As my program was launched on CPU 7 (taskset -c 7), I have to filter the "trace" output

# grep " 7)" trace

I can then search for transitions, from one process to another one:

# grep " 7)" trace | grep "=>"
 ...
 7)  TestCpu-4753  =>  kworker-5866 
 7)  kworker-5866  =>  TestCpu-4753 
 7)  TestCpu-4753  =>   watchdo-26  
 7)   watchdo-26   =>  TestCpu-4753 
 7)  TestCpu-4753  =>  kworker-5866 
 7)  kworker-5866  =>  TestCpu-4753 
 7)  TestCpu-4753  =>  kworker-5866 
 7)  kworker-5866  =>  TestCpu-4753 
 7)  TestCpu-4753  =>  kworker-5866 
 7)  kworker-5866  =>  TestCpu-4753 
 ...

Bingo! It seems that the context switches I am tracking are transitions to:

• kworker
• watchdog

I now have to find:

• what are exactly these processes/threads? (it seems that they are handled by the kernel)
• Can I avoid them to run on my dedicated CPUs?

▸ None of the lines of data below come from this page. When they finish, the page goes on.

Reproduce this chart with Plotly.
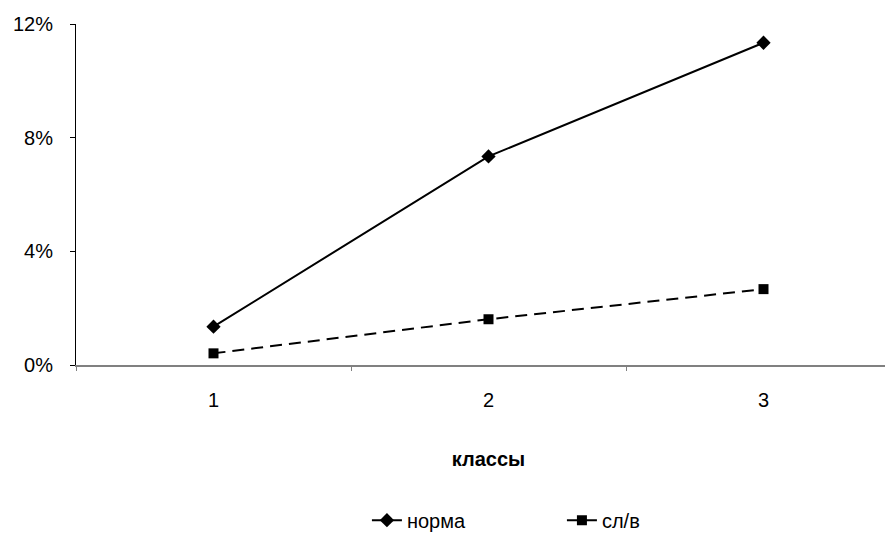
import plotly.graph_objects as go

categories = [1, 2, 3]
norma = [0.0135, 0.0734, 0.1134]
slv = [0.0041, 0.0161, 0.0267]
y_ticks = [0, 0.04, 0.08, 0.12]
y_tick_labels = ["0%", "4%", "8%", "12%"]

FONT = "Liberation Sans, Arial, sans-serif"

fig = go.Figure()
fig.add_trace(go.Scatter(
    x=categories, y=norma, name="норма", mode="lines+markers",
    line=dict(color="black", width=2),
    marker=dict(symbol="diamond", size=11, color="black"),
))
fig.add_trace(go.Scatter(
    x=categories, y=slv, name="сл/в", mode="lines+markers",
    line=dict(color="black", width=2, dash="12px,7px"),
    marker=dict(symbol="square", size=10, color="black"),
))

fig.update_layout(
    width=893, height=539,
    margin=dict(l=68, r=0, t=16, b=182, autoexpand=False),
    plot_bgcolor="white", paper_bgcolor="white",
    font=dict(family=FONT, size=20, color="black"),
    showlegend=True,
    legend=dict(orientation="h", x=0.589, xanchor="center", y=-0.455, yanchor="middle",
                font=dict(size=20), entrywidth=150, tracegroupgap=0),
    xaxis=dict(
        range=[0.5, 3.5], tickvals=categories, ticktext=[str(c) for c in categories],
        ticks="", showgrid=False, zeroline=False, automargin=False,
        showline=True, linecolor="#808080", linewidth=2,
        ticklabelstandoff=16,
        minor=dict(ticks="outside", tick0=0.5, dtick=1, ticklen=4, tickcolor="#808080", showgrid=False),
        title=dict(text="<b>классы</b>", font=dict(size=20), standoff=42),
    ),
    yaxis=dict(
        range=[0, 0.12], tickvals=y_ticks, ticktext=y_tick_labels,
        ticks="outside", ticklen=5, tickcolor="black", automargin=False,
        showgrid=False, zeroline=False,
        showline=True, linecolor="black", linewidth=1,
        ticklabelstandoff=13,
    ),
)

fig.write_html("out.html")
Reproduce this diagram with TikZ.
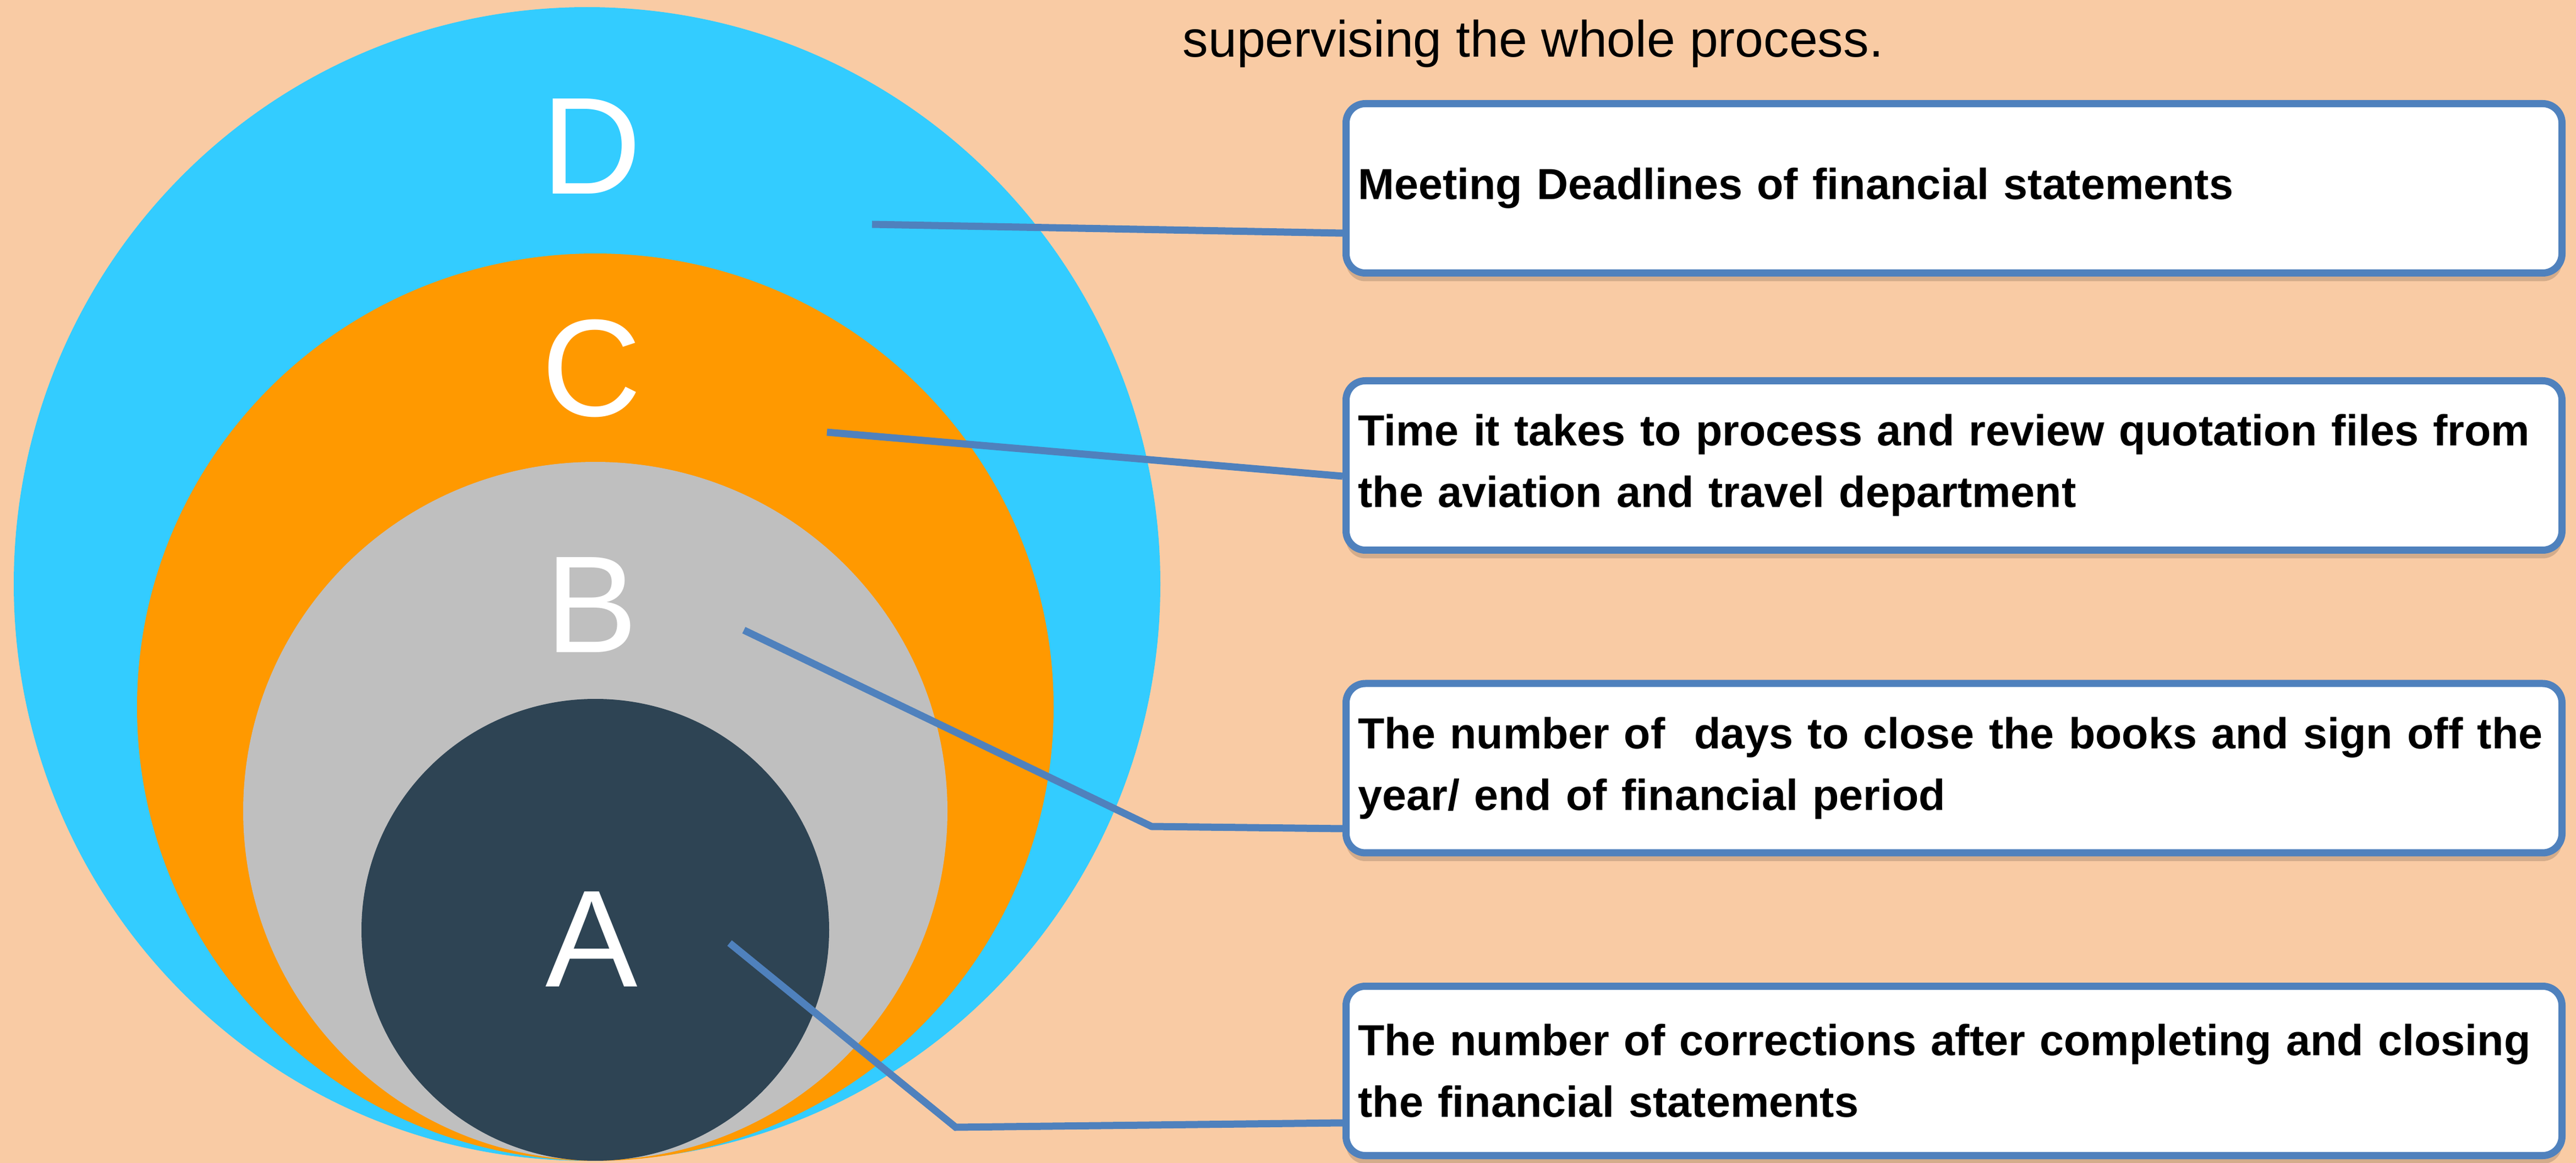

For course, once again I would appreciate any help :-P

Answer 2

Potentially any syscall could involve context a switch. When you access paged out memory it may increase context switch count too. To reach 0 context switches you would need to force kernel to keep all the memory your program uses mapped to its address space, and you would need to be sure that none of syscalls you invoke entails a context switch. I believe it may be possible on kernels with RT patches, but probably hard to achieve on standard distro kernel.

Answer 3

For the sake of those finding this via google (like me), /sys/devices/virtual/workqueue/cpumask controls where the kernel may queue works queued with WORK_CPU_UNBOUND (Don't care which cpu). As of writing this answer, it's not set to the same mask as the one isolcpus manipulates by default.

Once I changed it to not include my isolated cpus, I saw a significantly smaller (but not zero) amount of context switches to my critical threads. I assume that the works that did run on my isolated cpus must have requested it specifically, such as by using schedule_on_each_cpu.